Evenflo’s Youtube videos advertising their line of breastpumps and bottles recently generated a heated backlash from mothers and breastfeeding advocates. In a matter of hours the videos went from obscurity to infamy, with thousands of user views and hundreds of comments – mostly incensed – leading to Evenflo making the most offensive video private and password-protected.
Such a massive and heated response has led to mainstream news media picking up the story and running articles detailing the backlash. The Globe and Mail’s Amber MacArthur posted her take on the net response on September 6, including a brief synopsis, noting that Montreal-based blogger Momzelle had weighed in on the video already.
But the initial push that got the ball rolling appears to have come from a local blog, PhD in Parenting. Annie, who maintains the blog, is located in the National Capital Region. Her post, When a Company Goes From Good to Very, Very Bad: The Evenflo Story describes Evenflo’s deterioration from a company maintaining the WHO International Code for the Marketing of Breast Milk Substitutes (generally referred to as the Code) to yet another one marketing bottles and pumps in a manner directly violating the Code. As of the night of September 7, PhD in Parenting’s post had received 20,000 page views and had 172 comments. Of those comments, only a small handful did not express utter outrage at the video posted by Evenflo.
The comments on the Globe and Mail post, however, were very different. The first comment, left by AUNTIE763, set the tone: “Get over yourselves … nursing mothers aren’t sacred … why can’t they be poked fun at in a playful way without the self-righteous among us getting up on their high horses yet again?Lighten up.” It seems that outside the breastfeeding and so-called mommyblogging sphere the outrage is not shared nor is it understood.
The message sent by an ad of this sort subverts the efforts of nursing mothers and those who would encourage them. Ultimately, how we present breastpumps sends a direct message about the nature of breastfeeding. Is Evenflo marketing breastpumps as a means of supporting a mother’s breastfeeding relationship while demonstrating that nursing one’s child is always preferable to feeding with a bottle? No.

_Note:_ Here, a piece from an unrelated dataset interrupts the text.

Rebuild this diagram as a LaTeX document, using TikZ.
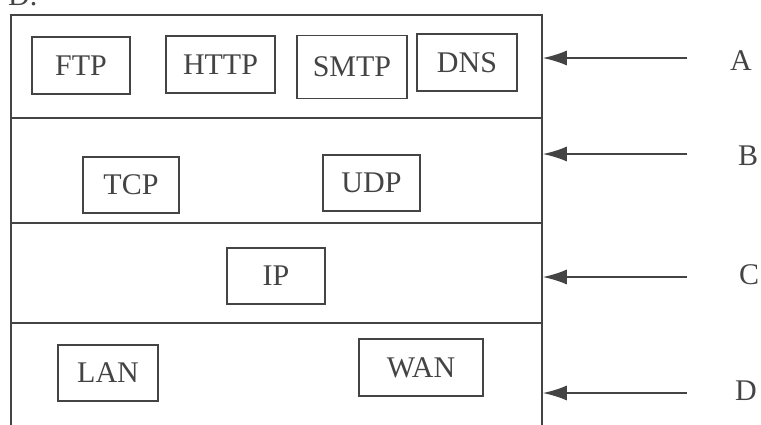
\documentclass[tikz,border=0pt]{standalone}
\usepackage{fontspec}
\setmainfont{Liberation Serif}
\usetikzlibrary{arrows.meta}
\definecolor{inkgray}{HTML}{444444}
\tikzstyle{proto} = [draw=inkgray, line width=1.6pt, rectangle, inner sep=0pt,
    text=inkgray, font=\fontsize{30}{36}\selectfont]
\tikzstyle{layer} = [draw=inkgray, line width=1.8pt]
\tikzstyle{pointer} = [draw=inkgray, line width=1.8pt, -{Latex[length=24pt,width=15pt]}]
\tikzstyle{tag} = [text=inkgray, inner sep=0pt, font=\fontsize{30}{36}\selectfont]

\begin{document}
\begin{tikzpicture}[x=1pt, y=-1pt]
    \useasboundingbox (0,0) rectangle (761,424);
    \fill[white] (0,0) rectangle (761,424);

    \node [tag, anchor=base west] (caption) at (8,5) {D.};

    % the stack frame and its layers
    \node [layer, rectangle, anchor=north west, minimum width=531pt,
        minimum height=420pt, inner sep=0pt] (stack) at (10,14) {};
    \draw [layer] (stack.west |- 0,118) -- (stack.east |- 0,118);
    \draw [layer] (stack.west |- 0,223) -- (stack.east |- 0,223);
    \draw [layer] (stack.west |- 0,323) -- (stack.east |- 0,323);

    \node [proto, minimum width=98pt, minimum height=57pt] (ftp) at (81,65.5) {FTP};
    \node [proto, minimum width=109pt, minimum height=57pt] (http) at (220.5,64.5) {HTTP};
    \node [proto, minimum width=110pt, minimum height=63pt] (smtp) at (352,67) {SMTP};
    \node [proto, minimum width=100pt, minimum height=57pt] (dns) at (467,62.5) {DNS};

    \node [proto, minimum width=96pt, minimum height=56pt] (tcp) at (131,185) {TCP};
    \node [proto, minimum width=97pt, minimum height=56pt] (udp) at (371.5,183) {UDP};

    \node [proto, minimum width=98pt, minimum height=56pt] (ip) at (276,276) {IP};

    \node [proto, minimum width=100pt, minimum height=56pt] (lan) at (108,373) {LAN};
    \node [proto, minimum width=124pt, minimum height=57pt] (wan) at (421,367.5) {WAN};

    % labels on the right
    \node [tag, anchor=base west] (lblA) at (730,70) {A};
    \node [tag, anchor=base west] (lblB) at (738,165) {B};
    \node [tag, anchor=base west] (lblC) at (739,284) {C};
    \node [tag, anchor=base west] (lblD) at (735,400) {D};

    \foreach \n/\y in {A/58, B/154, C/277, D/393} {
        \coordinate (tail\n) at (687,\y);
        \draw [pointer] (tail\n) -- (tail\n -| stack.east);
    }

\end{tikzpicture}
\end{document}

They are marketing pumps in such a way that normalizes bottle feeding, setting it as the standard. Their series of videos – because there are others, as well – demonstrate parenting behaviours that depict using expressed milk and a bottle to feed one’s child as a more convenient, less embarrassing, easier and more modern-compliant way of feeding than nursing at the breast. Bottles are depicted as the way to make everyone happy. This is not the message that a company which claims to “live breastfeeding every day” would send. This is the message sent by a company which has put slick advertising and cash ahead of what is actually best for mothers and babies.